Em nossa opinião, era isto que o Governo devia ter
explicado à população - mas não nos recordamos que
tal tenha acontecido... E, assim sendo, os
portugueses, com o argumentário falacioso do
executivo, poderão ser levados a pensar que nada
mudou, isto é, que a sua pensão não será afectada em
relação à situação anterior!... Mas o facto é que é
- e, como facilmente se percebe, quanto mais novo é
um indivíduo, maior é a diferença na pensão entre o
método antigo e o "novo". Por exemplo, um cidadão
que tenha hoje 55 anos verá a sua reforma descer em
menos de 10 pp face ao último salário; mas um
cidadão de 25 anos, já terá uma redução na sua
reforma que poderá chegar a bem mais de 20 pp!...

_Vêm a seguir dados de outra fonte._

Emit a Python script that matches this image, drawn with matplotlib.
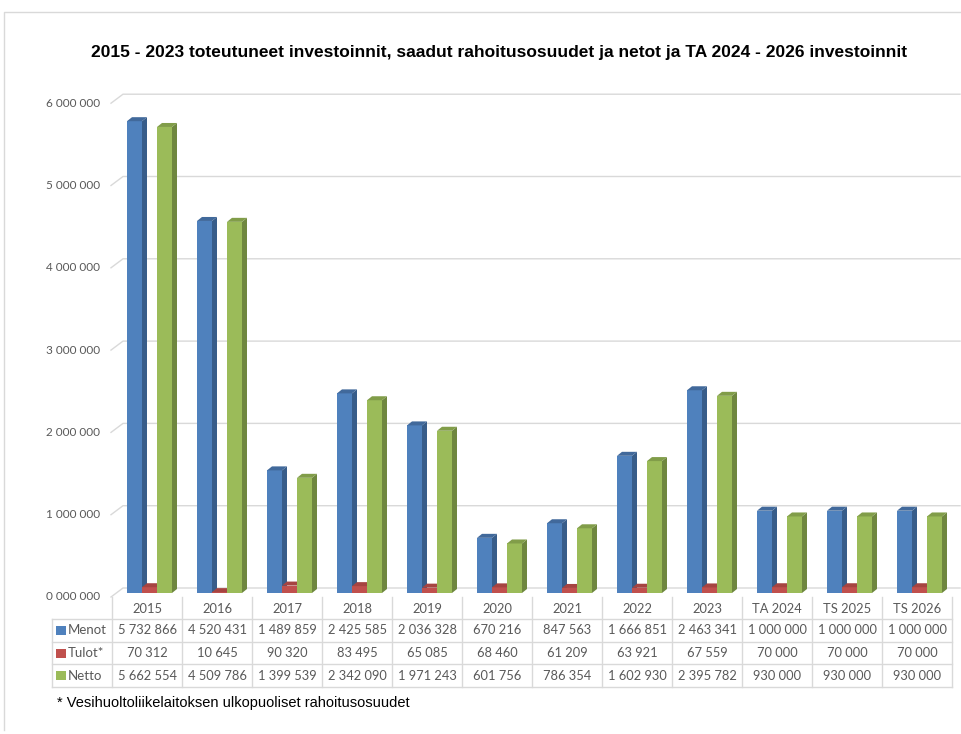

Finalmente, julgamos ainda importante referir que,
se o Governo considera que é em termos líquidos que
as pensões devem ser comparadas, é estranho que o
algoritmo disponibilizado no sítio do Ministério do
Trabalho e da Solidariedade Social na Internet
apenas permita efectuar o cálculo em termos
brutos... provando, assim, que o argumento da pensão
líquida apenas foi usado para tentar contrariar os
números da OCDE, qual desculpa de mau pagador.
Ao não falar verdade à população e explicar-lhe o
que está em jogo, o Governo socialista apenas ilude
os portugueses. E não os prepara convenientemente
para o que vão encontrar quando se reformarem -
defraudando, pois, totalmente, as suas expectativas.
Precisamente o contrário do que seria expectável da
parte de quem comanda os destinos de um país.